Çocuğun dünyaya gelişi ve birey olması noktasında anne babaya olan ihtiyacı
nasıl göz ardı edilemezse, bu dünyadan tek başına göçüp gideceği ve hesabını
tek başına vereceği, dolayısıyla yapıp ettiklerinden sorumlu olduğu gerçeği de
göz ardı edilemez. Bu hâlde, “Gençlik nereye gidiyor?” derken kastedilen şey,
gençliğin bizim istediğimiz yöne gitmemesi mi? Yani gençlerin artık itaatkâr
olmaması mı?
Belki
de aile ilişkilerinin zayıflamasının bir sebebi de, ailenin beklentisi ile
gencin birey olma sürecinde tezatlık ortaya çıkaran bir kırgınlıktır. Üstelik
anne babanın isteğine göre bir hayat sürdürmek hayırlı evlât olmak şeklinde
yorumlanırken, çocuğun alması gereken bazı sorumlulukları da aile yüklenince
ebeveyn olmak da zorlaşmıyor mu?
Geleneksel
aile yapısında çocuğun anne babaya koşulsuz itaati beklenirken, modern ailede ise
itaat kavramı kaldırılmış durumda. Nihayetinde bir ifrat ve tefrit söz konusu...
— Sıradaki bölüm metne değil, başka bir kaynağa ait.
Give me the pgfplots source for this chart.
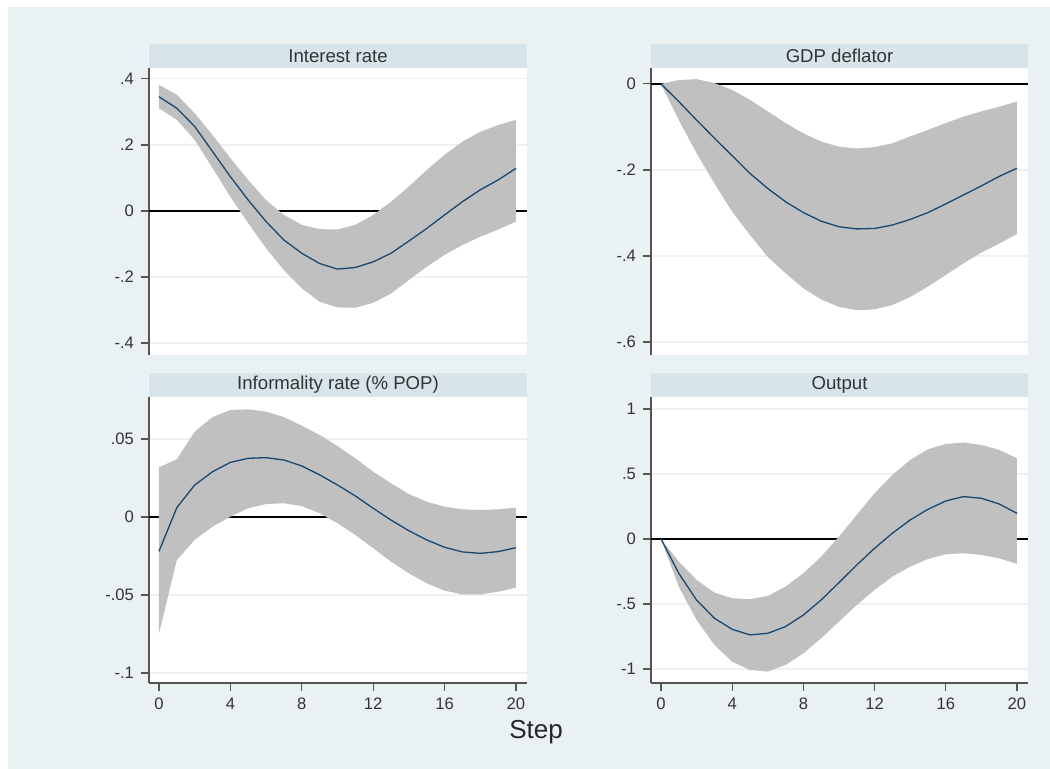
\documentclass[border=0pt]{standalone}
\usepackage{fontspec}
\setmainfont{Liberation Sans}
\usepackage{pgfplots}
\pgfplotsset{compat=1.18}

\definecolor{outerbg}{RGB}{234,241,243}
\definecolor{strip}{RGB}{215,228,234}
\definecolor{band}{RGB}{192,192,192}
\definecolor{irfline}{RGB}{26,71,111}
\definecolor{gridc}{RGB}{236,242,244}
\definecolor{axisc}{RGB}{85,85,85}

% mean responses, steps 0..20
\pgfplotstableread{
s  m
0  0.346
1  0.311
2  0.256
3  0.180
4  0.104
5  0.033
6  -0.032
7  -0.088
8  -0.128
9  -0.159
10 -0.176
11 -0.171
12 -0.154
13 -0.128
14 -0.091
15 -0.053
16 -0.012
17 0.028
18 0.064
19 0.094
20 0.129
}\irate
\pgfplotstableread{
s  m
0  0
1  -0.041
2  -0.084
3  -0.126
4  -0.167
5  -0.208
6  -0.243
7  -0.274
8  -0.299
9  -0.319
10 -0.332
11 -0.337
12 -0.336
13 -0.328
14 -0.315
15 -0.299
16 -0.279
17 -0.258
18 -0.237
19 -0.215
20 -0.196
}\gdpdef
\pgfplotstableread{
s  m
0  -0.0220
1  0.0060
2  0.0205
3  0.0290
4  0.0350
5  0.0376
6  0.0380
7  0.0365
8  0.0327
9  0.0270
10 0.0205
11 0.0135
12 0.0056
13 -0.0020
14 -0.0088
15 -0.0147
16 -0.0194
17 -0.0224
18 -0.0233
19 -0.0222
20 -0.0197
}\informal
\pgfplotstableread{
s  m
0  0
1  -0.264
2  -0.470
3  -0.610
4  -0.695
5  -0.738
6  -0.726
7  -0.674
8  -0.585
9  -0.469
10 -0.336
11 -0.200
12 -0.072
13 0.044
14 0.146
15 0.228
16 0.292
17 0.326
18 0.313
19 0.269
20 0.197
}\output

\pgfplotsset{
  irf/.style={
    scale only axis, width=189pt, height=143.5pt,
    xmin=-0.56, xmax=20.62,
    axis background/.style={fill=white},
    axis y line*=left,
    axis line style={axisc, line width=0.7pt},
    tick align=outside, major tick length=4pt,
    tick style={axisc, line width=0.6pt},
    ymajorgrids, grid style={gridc, line width=0.6pt},
    tick label style={font=\fontsize{8.3}{9}\selectfont, text=black!80},
  },
  toprow/.style={irf, axis x line=none},
  botrow/.style={irf, axis x line*=bottom, xtick={0,4,8,12,16,20},
    xticklabels={0,4,8,12,16,20}},
  zero/.style={black, line width=0.7pt},
  ci/.style={fill=band, draw=none},
  mean/.style={irfline, line width=0.65pt},
}

\begin{document}
\begin{tikzpicture}
\useasboundingbox (0,0) rectangle (525pt,384.5pt);
\fill[white] (0,0) rectangle (525pt,384.5pt);
\fill[outerbg] (4pt,0) rectangle (525pt,381pt);
% title strips
\fill[strip] (74.5pt,350.5pt) rectangle (263.5pt,362.5pt);
\fill[strip] (325.5pt,350.5pt) rectangle (514pt,362.5pt);
\fill[strip] (74.5pt,186pt) rectangle (263.5pt,198pt);
\fill[strip] (325.5pt,186pt) rectangle (514pt,198pt);
\begin{scope}[font=\fontsize{9.3}{10}\selectfont, text=black!80]
\node at (169pt,356.5pt) {Interest rate};
\node at (419.75pt,356.5pt) {GDP deflator};
\node at (169pt,192pt) {Informality rate (\% POP)};
\node at (419.75pt,192pt) {Output};
\end{scope}

% Interest rate
\begin{axis}[toprow, at={(74.5pt,207pt)}, anchor=south west,
  ymin=-0.436, ymax=0.433, ytick={-0.4,-0.2,0,0.2,0.4},
  yticklabels={-.4,-.2,0,.2,.4}]
\addplot[zero] coordinates {(-0.56,0) (20.62,0)};
\addplot[ci] coordinates {
(0,0.382) (1,0.352) (2,0.296) (3,0.230) (4,0.160) (5,0.094) (6,0.033)
(7,-0.012) (8,-0.042) (9,-0.055) (10,-0.056) (11,-0.042) (12,-0.012)
(13,0.028) (14,0.074) (15,0.124) (16,0.170) (17,0.210) (18,0.240)
(19,0.260) (20,0.276)
(20,-0.032) (19,-0.056) (18,-0.078) (17,-0.103) (16,-0.133) (15,-0.169)
(14,-0.209) (13,-0.250) (12,-0.278) (11,-0.293) (10,-0.292) (9,-0.275)
(8,-0.234) (7,-0.179) (6,-0.113) (5,-0.037) (4,0.043) (3,0.130)
(2,0.215) (1,0.276) (0,0.311)} -- cycle;
\addplot[mean] table[x=s,y=m] {\irate};
\end{axis}

% GDP deflator
\begin{axis}[toprow, at={(325.5pt,207pt)}, anchor=south west, width=188.5pt,
  ymin=-0.630, ymax=0.037, ytick={-0.6,-0.4,-0.2,0},
  yticklabels={-.6,-.4,-.2,0}]
\addplot[zero] coordinates {(-0.56,0) (20.62,0)};
\addplot[ci] coordinates {
(0,0) (1,0.009) (2,0.011) (3,0.002) (4,-0.014) (5,-0.037) (6,-0.064)
(7,-0.091) (8,-0.115) (9,-0.134) (10,-0.146) (11,-0.150) (12,-0.147)
(13,-0.138) (14,-0.122) (15,-0.107) (16,-0.091) (17,-0.076) (18,-0.064)
(19,-0.053) (20,-0.041)
(20,-0.349) (19,-0.371) (18,-0.392) (17,-0.417) (16,-0.444) (15,-0.471)
(14,-0.495) (13,-0.514) (12,-0.524) (11,-0.526) (10,-0.518) (9,-0.501)
(8,-0.475) (7,-0.440) (6,-0.402) (5,-0.351) (4,-0.297) (3,-0.231)
(2,-0.161) (1,-0.084) (0,0)} -- cycle;
\addplot[mean] table[x=s,y=m] {\gdpdef};
\end{axis}

% Informality rate
\begin{axis}[botrow, at={(74.5pt,43pt)}, anchor=south west, height=143pt,
  ymin=-0.1064, ymax=0.0769, ytick={-0.1,-0.05,0,0.05},
  yticklabels={-.1,-.05,0,.05}]
\addplot[zero] coordinates {(-0.56,0) (20.62,0)};
\addplot[ci] coordinates {
(0,0.0318) (1,0.0370) (2,0.0547) (3,0.0640) (4,0.0686) (5,0.0690)
(6,0.0675) (7,0.0640) (8,0.0585) (9,0.0526) (10,0.0455) (11,0.0376)
(12,0.0290) (13,0.0216) (14,0.0147) (15,0.0098) (16,0.0066) (17,0.0049)
(18,0.0045) (19,0.0049) (20,0.0060)
(20,-0.0453) (19,-0.0479) (18,-0.0496) (17,-0.0496) (16,-0.0472)
(15,-0.0425) (14,-0.0361) (13,-0.0286) (12,-0.0200) (11,-0.0115)
(10,-0.0040) (9,0.0024) (8,0.0070) (7,0.0088) (6,0.0083) (5,0.0056)
(4,0.0002) (3,-0.0062) (2,-0.0147) (1,-0.0276) (0,-0.0746)} -- cycle;
\addplot[mean] table[x=s,y=m] {\informal};
\end{axis}

% Output
\begin{axis}[botrow, at={(325.5pt,43pt)}, anchor=south west, width=188.5pt,
  height=143pt,
  ymin=-1.108, ymax=1.092, ytick={-1,-0.5,0,0.5,1},
  yticklabels={-1,-.5,0,.5,1}]
\addplot[zero] coordinates {(-0.56,0) (20.62,0)};
\addplot[ci] coordinates {
(0,0) (1,-0.174) (2,-0.315) (3,-0.413) (4,-0.456) (5,-0.464) (6,-0.438)
(7,-0.367) (8,-0.264) (9,-0.136) (10,0.018) (11,0.185) (12,0.351)
(13,0.492) (14,0.608) (15,0.690) (16,0.731) (17,0.741) (18,0.723)
(19,0.685) (20,0.621)
(20,-0.192) (19,-0.149) (18,-0.123) (17,-0.110) (16,-0.118) (15,-0.154)
(14,-0.213) (13,-0.290) (12,-0.392) (11,-0.508) (10,-0.636) (9,-0.764)
(8,-0.880) (7,-0.970) (6,-1.020) (5,-1.008) (4,-0.944) (3,-0.815)
(2,-0.623) (1,-0.367) (0,0)} -- cycle;
\addplot[mean] table[x=s,y=m] {\output};
\end{axis}

\node[font=\fontsize{13}{15}\selectfont, text=black!85] at (268pt,18.5pt) {Step};
\end{tikzpicture}
\end{document}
Bu sebeple, “İtaat algımızı revize etmemiz ve mutedil anlayışlara yaklaşmamız,
aile ilişkilerimizi güçlendirecek bir unsur olabilir mi?” arayışındayım. Hem Kur’ân-ı
Kerim’de geçen ayetlere atfedilen mânâyı itaat değil de ihsan olarak anlamak,
İslâm geleneği ile daha çok örtüşen bir tutum. Bu anlamda yeni aile ve eğitim
modelinin İslâm ile örtüştüğü nokta, çocuğa sevgiyle birlikte saygı da
gösterilmesi gerektiğidir.
Peygamber
Efendimizin çocuklara selâm vermesi, hastalandıkları zaman tıpkı yetişkinlere
yaptığı gibi hasta ziyaretine gitmesi, kuşu ölen bir çocuğa taziyeye gitmesi,
çocuklara ne kadar saygı duyduğunun göstergesidir.
Babası
tarafından istemediği bir erkekle evlendirilen bir genç kızın şikâyeti üzerine
Rasulullah Efendimiz, nikâh akdini feshetmiştir. Eğer değişmez ilke anne babaya
itaat olmuş olsaydı ve çocuğun seçme özgürlüğü olmasaydı, Peygamber Efendimiz
bu kıza babasının sözüne uyup kaderine razı olmasını ve bu adamla evlenmesi
gerektiğini söylerdi. Ayrıca kız, babasını şikâyet ettiği için uyarılırdı.
Lokman
Sûresi 15’inci ayette, “Eğer anne baban, hakkında bilgin olmayan bir şeyi Bana
ortak koşman için seni zorlarlarsa, bu durumda onlara uyma ama yine de onlara
dünyada iyi davran” buyuruluyor. Çocuk ile anne baba arasında inanç gibi ciddî
bir konu üzerinde bile anlaşmazlık, çocuğun anne babaya iyi davranıp kendi
istediğini yapabilmesiyle çözülebiliyorsa, genel olarak hayatında da anne babaya
iyi davranarak, onlarla anlaşmazlık yaşadığı noktada kalplerini kırmadan kendi
istediğini yapabilmesi gerekir. Dolayısıyla beklenti ve öğreti, itaat değil de
ihsan olursa, hayâl kırıklığımız ve şikâyetlerimiz de önemli ölçüde azalır.
İsra Sûresi 23’üncü ayette, “Rabbin, sadece Kendisine kulluk etmenizi ve anne babanıza iyi davranmanızı emretti. Onlardan biri veya ikisi senin yanında yaşlanırsa onlara öf bile deme! Onları azarlama! İkisine de gönül alıcı güzel sözler söyle” buyuruluyor. İlk dönemlerde ayetteki “ihsan” kelimesi, onlara iyilik etmek, destek olmak, müşkül duruma düşerlerse ihtiyaçlarını gidermek, güzel sözle ve yumuşak davranmak gerektiği şeklinde yorumlanmışsa da, sonraki dönemlerde anne babanın dediğinden çıkmamak, önünden yürümemek, bir dediğini iki etmemek şeklinde yorumlanmıştır. Oysa sonraki dönemlerde yapılan bu yorumlamanın isabetli olmadığı, Kur’ân’ın bütününe bakılırsa görülecektir. Çünkü kişi öbür dünyaya tek başına gidecektir. Orada da hesabını kendisi verecektir. Ve sorumluluk almak bazen bir yük olabileceği gibi bir haktır da.